Berbagai rentetan kasus seolah menegasi bahwa persoalan psikologis internal Polri memang amburadul.
Seolah Polri Presisi yang digadang Kapolri Jenderal Pol Listyo Sigit Prabowo mati kutu karena rentetan kasus yang beruntun.
Apa masih mungkin mengembalikan marwah para korsa, ataukah mengikut pikiran yang secara ekstrem, "membubarkan institusi Polri"? Apakah itu juga menjadi pilihan yang paling substansional sebagai jalan pamungkas?
Transparansi bagaimanapun menjadi kata paling "horor" bagi Polri. Atas nama korsa, ada silent corps atau sebut saja aksi diam menjaga marwah yang seolah lebih utama daripada transparansi.
Di tengah penyelesaian kasus Sambo dan Kanjuruhan, nama Irjen Teddy Minahasa tiba-tiba mencuat menjadi perbincangan utama setelah dikabarkan ditangkap akibat kasus narkoba.
Padahal baru hitungan hari Teddy ditunjuk menggantikan Irjen Nico Afinta sebagai Kapolda Jawa Timur.
Lebih mengejutkan lagi karena sebelumnya nama Teddy sempat menyita perhatian setelah membongkar secara besar-besaran sindikat judi online 303 dengan jumlah tersangka mencapai lebih dari 200 orang.
Namun hitungan bulan selang operasi itu, giliran Teddy ditangkap karena dugaan terlibat kasus narkoba.
Peristiwa ini menambah panjang preseden buruk di tubuh Polri, setelah sebelumnya dihantam mega kasus Sambo dan tragedi Kanjuruhan.
Kejadian penangkapan oknum Polri itu sekaligus menegaskan bahwa Polri tak pernah bisa beranjak dari “nama buruk” yang sulit sekali dibersihkan.
Jika kepercayaan publik selalu terombang-ambing tak menentu soal kejujuran institusi Polri, akan sampai pada titik nadir menjadi ambigu terhadap apapun perubahan yang akan dilakukan Polri sebagai institusi pengamanan dan pengayom publik.
Bayangkan saja kasus besar Sambo yang paling mencoreng institusi Polri karena petingginya “pengawas para polisi” ternyata tertuduh dalam kasus pembunuhan berencana dengan melanggar segala aturan penghilangan barang bukti (obstruction of justice).
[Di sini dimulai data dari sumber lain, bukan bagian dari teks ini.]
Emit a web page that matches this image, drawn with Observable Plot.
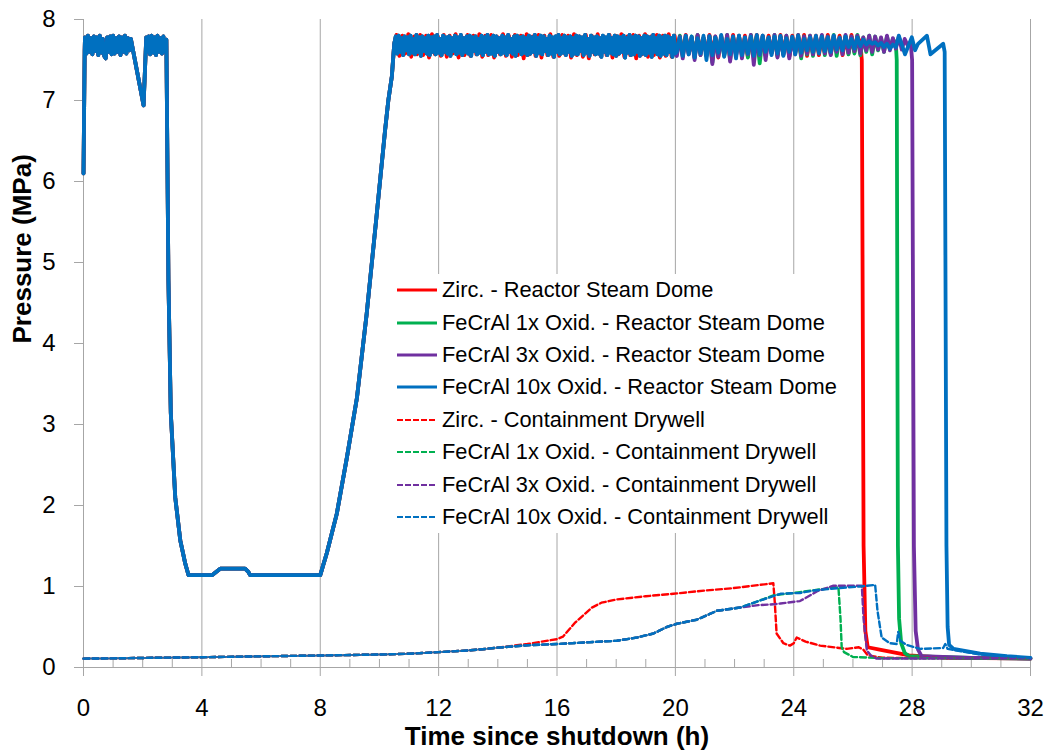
<!DOCTYPE html>
<html><head><meta charset="utf-8">
<script src="https://cdn.jsdelivr.net/npm/d3@7"></script>
<script src="https://cdn.jsdelivr.net/npm/@observablehq/plot@0.6"></script>
<style>
body{margin:0;background:#fff;}
#wrap{position:relative;width:1050px;height:756px;font-family:"Liberation Sans",Arial,sans-serif;}
#legend{position:absolute;left:388px;top:274px;width:460px;background:#fff;padding:0;}
.row{height:32.4px;display:flex;align-items:center;font-size:21.8px;color:#000;white-space:nowrap;}
.row svg{margin-left:9px;margin-right:5px;flex:none;}
</style></head><body><div id="wrap"></div>
<script>
// ---------- labels / ticks ----------
const seriesNames = [
  "Zirc. - Reactor Steam Dome",
  "FeCrAl 1x Oxid. - Reactor Steam Dome",
  "FeCrAl 3x Oxid. - Reactor Steam Dome",
  "FeCrAl 10x Oxid. - Reactor Steam Dome",
  "Zirc. - Containment Drywell",
  "FeCrAl 1x Oxid. - Containment Drywell",
  "FeCrAl 3x Oxid. - Containment Drywell",
  "FeCrAl 10x Oxid. - Containment Drywell"
];
const seriesColors = ["#FF0000","#00B050","#7030A0","#0070C0","#FF0000","#00B050","#7030A0","#0070C0"];
const seriesDashed = [false,false,false,false,true,true,true,true];
const xTicks = [0,4,8,12,16,20,24,28,32];
const xMinorTicks = [1,2,3,5,6,7,9,10,11,13,14,15,17,18,19,21,22,23,25,26,27,29,30,31];
const yTicks = [0,1,2,3,4,5,6,7,8];
const xLabel = "Time since shutdown (h)";
const yLabel = "Pressure (MPa)";

// ---------- Reactor steam dome (MPa) ----------
const domeInitT = [0,0.04];
const domeInitP = [6.1,7.62];
// first oscillating band, every 0.05 h from 0.05 h
const band1Start = 0.05, bandStep = 0.05;
const band1P = [7.78,7.58,7.8,7.6,7.77,7.57,7.79,7.61,7.78,7.56,7.8,7.59,7.76,7.55,7.52,7.78,7.6,7.79,7.57,7.8,7.58,7.77,7.6,7.79,7.56,7.78,7.6,7.8,7.58,7.77,7.62,7.76];
const dipT = [2.03,2.12];
const dipP = [6.94,7.78];
const band2Start = 2.15;
const band2P = [7.6,7.79,7.57,7.8,7.59,7.78,7.56,7.8,7.6,7.77,7.58,7.79,7.6,7.75];
// blowdown, low-pressure hold and repressurisation
const domeMidT = [2.87,2.95,3.10,3.27,3.44,3.55,4.34,4.62,5.46,5.57,5.63,8.0,8.22,8.56,8.90,9.24,9.57,9.91,10.19,10.30,10.42,10.5];
const domeMidP = [4.78,3.14,2.10,1.57,1.28,1.14,1.14,1.22,1.22,1.18,1.14,1.14,1.41,1.90,2.59,3.33,4.37,5.60,6.63,7.0,7.3,7.7];
// oscillating plateau 10.55 – 20.0 h, every 0.05 h
const plateauStart = 10.55;
const plateauP = [
7.79,7.58,7.8,7.6,7.77,7.56,7.79,7.62,7.78,7.57,
7.8,7.59,7.76,7.57,7.81,7.6,7.78,7.55,7.79,7.61,
7.77,7.58,7.8,7.56,7.78,7.6,7.79,7.57,7.81,7.59,
7.76,7.56,7.8,7.6,7.78,7.58,7.79,7.55,7.77,7.61,
7.8,7.57,7.78,7.59,7.81,7.56,7.77,7.6,7.79,7.58,
7.8,7.55,7.78,7.61,7.79,7.57,7.76,7.59,7.8,7.56,
7.78,7.6,7.81,7.57,7.77,7.58,7.8,7.55,7.79,7.6,
7.77,7.57,7.8,7.59,7.78,7.56,7.81,7.6,7.76,7.58,
7.79,7.55,7.8,7.61,7.78,7.57,7.79,7.59,7.77,7.56,
7.8,7.58,7.78,7.6,7.81,7.55,7.77,7.59,7.8,7.57,
7.79,7.61,7.76,7.56,7.8,7.58,7.78,7.54,7.79,7.6,
7.81,7.57,7.77,7.59,7.8,7.56,7.78,7.6,7.79,7.55,
7.77,7.58,7.8,7.57,7.79,7.61,7.78,7.56,7.81,7.59,
7.76,7.55,7.8,7.6,7.78,7.57,7.79,7.58,7.77,7.54,
7.8,7.6,7.78,7.56,7.81,7.59,7.77,7.57,7.8,7.55,
7.79,7.58,7.78,7.6,7.8,7.53,7.77,7.59,7.81,7.56,
7.78,7.57,7.8,7.6,7.79,7.55,7.77,7.58,7.8,7.56,
7.79,7.59,7.78,7.54,7.81,7.6,7.77,7.57,7.8,7.55,
7.78,7.58,7.8,7.56,7.79,7.6,7.77,7.54,7.8,7.58];
// Zirc. plateau (slightly wider swing), every 0.1 h from 10.575 h
const plateauZircStart = 10.575, plateauZircStep = 0.1;
const plateauZircP = [
7.81,7.55,7.8,7.58,7.82,7.54,7.79,7.57,7.81,7.56,
7.8,7.53,7.82,7.57,7.79,7.55,7.81,7.54,7.8,7.58,
7.82,7.53,7.79,7.56,7.81,7.55,7.8,7.57,7.82,7.54,
7.8,7.56,7.81,7.53,7.79,7.57,7.82,7.55,7.8,7.54,
7.81,7.56,7.8,7.52,7.82,7.57,7.79,7.55,7.81,7.53,
7.8,7.56,7.82,7.54,7.79,7.55,7.81,7.57,7.8,7.53,
7.82,7.56,7.79,7.54,7.81,7.52,7.8,7.57,7.82,7.55,
7.79,7.56,7.81,7.53,7.8,7.57,7.82,7.54,7.79,7.56,
7.81,7.52,7.8,7.57,7.82,7.54,7.79,7.56,7.81,7.53,
7.8,7.55,7.82,7.54,7.8];
// late plateau, every 0.1 h from 20.05 h
const lateStart = 20.05, lateStep = 0.1;
const lateZircP = [
7.6,7.79,7.56,7.81,7.58,7.77,7.54,7.8,7.6,7.78,
7.55,7.81,7.58,7.79,7.53,7.8,7.57,7.77,7.6,7.81,
7.56,7.79,7.58,7.8,7.54,7.78,7.6,7.81,7.57,7.79,
7.55,7.8,7.59,7.77,7.56,7.81,7.58,7.79,7.54,7.8,
7.6,7.78,7.57,7.81,7.55,7.79,7.58,7.8,7.56,7.78,
7.59,7.81,7.57,7.79,7.6,7.8,7.56,7.78,7.58,7.81,
7.6,7.79,7.72];
const lateFe1P = [
7.57,7.8,7.54,7.78,7.6,7.79,7.52,7.81,7.56,7.77,
7.58,7.8,7.47,7.78,7.57,7.79,7.55,7.81,7.5,7.78,
7.58,7.8,7.55,7.77,7.53,7.81,7.57,7.79,7.46,7.8,
7.56,7.78,7.58,7.81,7.54,7.79,7.57,7.8,7.55,7.77,
7.59,7.81,7.52,7.79,7.57,7.8,7.55,7.78,7.6,7.8,
7.56,7.79,7.58,7.81,7.55,7.78,7.6,7.8,7.57,7.79,
7.58,7.81,7.56,7.78,7.6,7.8,7.57,7.79,7.62,7.77,
7.6,7.79,7.64,7.76,7.7];
const lateFe3P = [
7.55,7.79,7.52,7.8,7.57,7.78,7.5,7.81,7.56,7.77,
7.58,7.8,7.45,7.79,7.54,7.78,7.57,7.81,7.48,7.79,
7.55,7.8,7.52,7.78,7.57,7.81,7.44,7.79,7.56,7.8,
7.5,7.78,7.58,7.81,7.53,7.79,7.56,7.8,7.52,7.78,
7.57,7.81,7.55,7.79,7.58,7.8,7.57,7.78,7.6,7.81,
7.58,7.79,7.56,7.8,7.6,7.78,7.57,7.81,7.59,7.79,
7.61,7.8,7.58,7.78,7.62,7.8,7.6,7.79,7.63,7.78,
7.6,7.8,7.62,7.77,7.64,7.79,7.63,7.76,7.68,7.72];
const lateFe10P = [
7.6,7.78,7.55,7.8,7.57,7.79,7.53,7.77,7.58,7.8,
7.5,7.79,7.56,7.78,7.59,7.81,7.54,7.76,7.57,7.79,
7.52,7.8,7.56,7.78,7.58,7.79,7.55,7.81,7.57,7.8,
7.6,7.78,7.56,7.79,7.58,7.8,7.55,7.77,7.6,7.79,
7.57,7.8,7.59,7.76,7.62,7.78,7.6,7.8,7.58,7.79,
7.61,7.78,7.6,7.8,7.63,7.77,7.62,7.79,7.66,7.76,
7.64,7.78,7.67,7.75,7.69,7.73,7.7,7.72,7.68,7.71,
7.66,7.7,7.64,7.69,7.66];
// depressurisation tails
const tailZircT = [26.3,26.36,26.42,26.5,26.9,27.9,29.2,32];
const tailZircP = [7.5,1.5,0.45,0.25,0.22,0.15,0.12,0.11];
const tailFe1T = [27.48,27.52,27.56,27.63,27.75,27.9,30,32];
const tailFe1P = [7.5,1.5,0.6,0.3,0.18,0.14,0.12,0.11];
const tailFe3T = [28.0,28.06,28.12,28.2,28.32,30,32];
const tailFe3P = [7.5,1.5,0.45,0.22,0.14,0.12,0.11];
const tailFe10T = [27.55,27.76,27.99,28.1,28.2,28.5,28.62,29.05,29.1,29.16,29.2,29.25,29.4,30.3,31.2,32];
const tailFe10P = [7.8,7.57,7.78,7.62,7.7,7.8,7.57,7.7,7.6,1.5,0.5,0.28,0.23,0.17,0.14,0.12];

// ---------- Containment drywell (MPa) ----------
const dwStartT = [0,1,2,4,6,8,10,11,12,13,13.6,14];
const dwStartP = [0.11,0.113,0.118,0.127,0.138,0.148,0.16,0.17,0.19,0.21,0.23,0.245];
const dwZircT = [15,16,16.2,16.6,17.18,17.5,18.02,19.0,19.93,21,21.96,23.31,23.36,23.42,23.65,23.87,24.0,24.1,24.4,24.89,25.79,26.2,26.35,26.5,27,32];
const dwZircP = [0.29,0.35,0.38,0.55,0.74,0.8,0.84,0.88,0.91,0.95,0.98,1.04,0.8,0.42,0.3,0.27,0.3,0.37,0.32,0.27,0.23,0.25,0.22,0.15,0.12,0.11];
const dwFeT = [15,16,17,18.02,18.7,19.26,19.71,20.05,20.72,21.1,21.4,22.19];
const dwFeP = [0.275,0.29,0.31,0.33,0.37,0.42,0.50,0.54,0.59,0.65,0.70,0.74];
const dwFe1T = [22.8,23.31,24.21,24.8,25.51,25.58,25.62,25.7,26.0,27,32];
const dwFe1P = [0.82,0.89,0.93,0.96,0.99,0.6,0.25,0.19,0.13,0.115,0.11];
const dwFe3T = [22.8,23.31,23.55,24.21,24.5,24.78,25.34,26.3,26.36,26.47,26.6,26.8,32];
const dwFe3P = [0.77,0.78,0.79,0.82,0.88,0.94,1.01,1.01,0.6,0.21,0.15,0.11,0.115];
const dwFe10T = [22.8,23.31,23.55,24.21,24.66,25.5,26.24,26.75,26.83,26.97,27.25,27.48,27.53,27.6,27.8,28.27,29.05,29.12,29.2,29.34,30.3,32];
const dwFe10P = [0.82,0.88,0.91,0.92,0.95,0.98,1.0,1.02,0.70,0.37,0.30,0.29,0.44,0.33,0.28,0.23,0.24,0.29,0.23,0.22,0.16,0.12];

// ---------- build tables ----------
const pairs = (T, P) => T.map((t, i) => ({t, p: P[i]}));
const sampled = (start, step, P) => P.map((p, i) => ({t: +(start + i * step).toFixed(3), p}));
const domeStart = [
  ...pairs(domeInitT, domeInitP),
  ...sampled(band1Start, bandStep, band1P),
  ...pairs(dipT, dipP),
  ...sampled(band2Start, bandStep, band2P),
  ...pairs(domeMidT, domeMidP)
];
const shared = sampled(plateauStart, bandStep, plateauP);
const dwStart = pairs(dwStartT, dwStartP);
const seriesData = [
  [...domeStart, ...sampled(plateauZircStart, plateauZircStep, plateauZircP), ...sampled(lateStart, lateStep, lateZircP), ...pairs(tailZircT, tailZircP)],
  [...domeStart, ...shared, ...sampled(lateStart, lateStep, lateFe1P), ...pairs(tailFe1T, tailFe1P)],
  [...domeStart, ...shared, ...sampled(lateStart, lateStep, lateFe3P), ...pairs(tailFe3T, tailFe3P)],
  [...domeStart, ...shared, ...sampled(lateStart, lateStep, lateFe10P), ...pairs(tailFe10T, tailFe10P)],
  [...dwStart, ...pairs(dwZircT, dwZircP)],
  [...dwStart, ...pairs(dwFeT, dwFeP), ...pairs(dwFe1T, dwFe1P)],
  [...dwStart, ...pairs(dwFeT, dwFeP), ...pairs(dwFe3T, dwFe3P)],
  [...dwStart, ...pairs(dwFeT, dwFeP), ...pairs(dwFe10T, dwFe10P)]
];

const grey = "#a6a6a6";
const lineMarks = seriesData.map((data, i) => Plot.line(data, {
  x: "t", y: "p", stroke: seriesColors[i],
  strokeWidth: seriesDashed[i] ? 2.4 : 3.8,
  strokeDasharray: seriesDashed[i] ? "6,3" : null,
  strokeLinejoin: "round"
}));

const chart = Plot.plot({
  width: 1050, height: 756,
  marginLeft: 83, marginRight: 20, marginTop: 19, marginBottom: 89,
  x: {domain: [0, 32]},
  y: {domain: [0, 8]},
  style: {fontFamily: '"Liberation Sans", Arial, sans-serif', background: "#fff", color: "#000", overflow: "visible"},
  marks: [
    Plot.gridX(xTicks.filter(d => d > 0), {stroke: grey, strokeOpacity: 1}),
    Plot.ruleX(xMinorTicks, {stroke: grey, insetTop: 640}),
    Plot.axisX(xTicks, {tickSize: 9, tickPadding: 22, fontSize: 24, stroke: grey, label: null, tickFormat: d => String(d)}),
    Plot.axisY(yTicks, {tickSize: 9, tickPadding: 19, fontSize: 24, stroke: grey, label: null, tickFormat: d => String(d)}),
    Plot.ruleX([0], {stroke: grey}),
    Plot.ruleY([0], {stroke: grey}),
    ...lineMarks,
    Plot.text([xLabel], {frameAnchor: "bottom", dy: 69, text: d => d, fontSize: 26, fontWeight: "bold", lineAnchor: "middle", fill: "#000"}),
    Plot.text([yLabel], {frameAnchor: "left", dx: -61, rotate: -90, text: d => d, fontSize: 26, fontWeight: "bold", lineAnchor: "middle", fill: "#000"})
  ]
});
const wrap = document.getElementById("wrap");
wrap.appendChild(chart);

// ---------- legend ----------
const legend = d3.select(wrap).append("div").attr("id", "legend");
seriesNames.forEach((name, i) => {
  const row = legend.append("div").attr("class", "row");
  const sw = row.append("svg").attr("width", 40).attr("height", 6);
  sw.append("line").attr("x1", 0).attr("x2", 40).attr("y1", 3).attr("y2", 3)
    .attr("stroke", seriesColors[i])
    .attr("stroke-width", seriesDashed[i] ? 2 : 3)
    .attr("stroke-dasharray", seriesDashed[i] ? "6,2" : null);
  row.append("span").text(name);
});
</script></body></html>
Sesuatu yang sangat dipahaminya dalam legalitas sebuah penyidikan kasus hukum.
Apalagi aturan hukum menghilangkan barang bukti diberlakukan tegas di Indonesia. Hal ini bertujuan menegakkan hukum dan melindungi keadilan. Terutama keadilan bagi korban dari suatu tindak pidana.
Alasannya jelas meliputi unsur-unsur tindak pidana yang menjadi alasan aturan hukumnya. Terdapat subjek yang dirugikan oleh pelaku.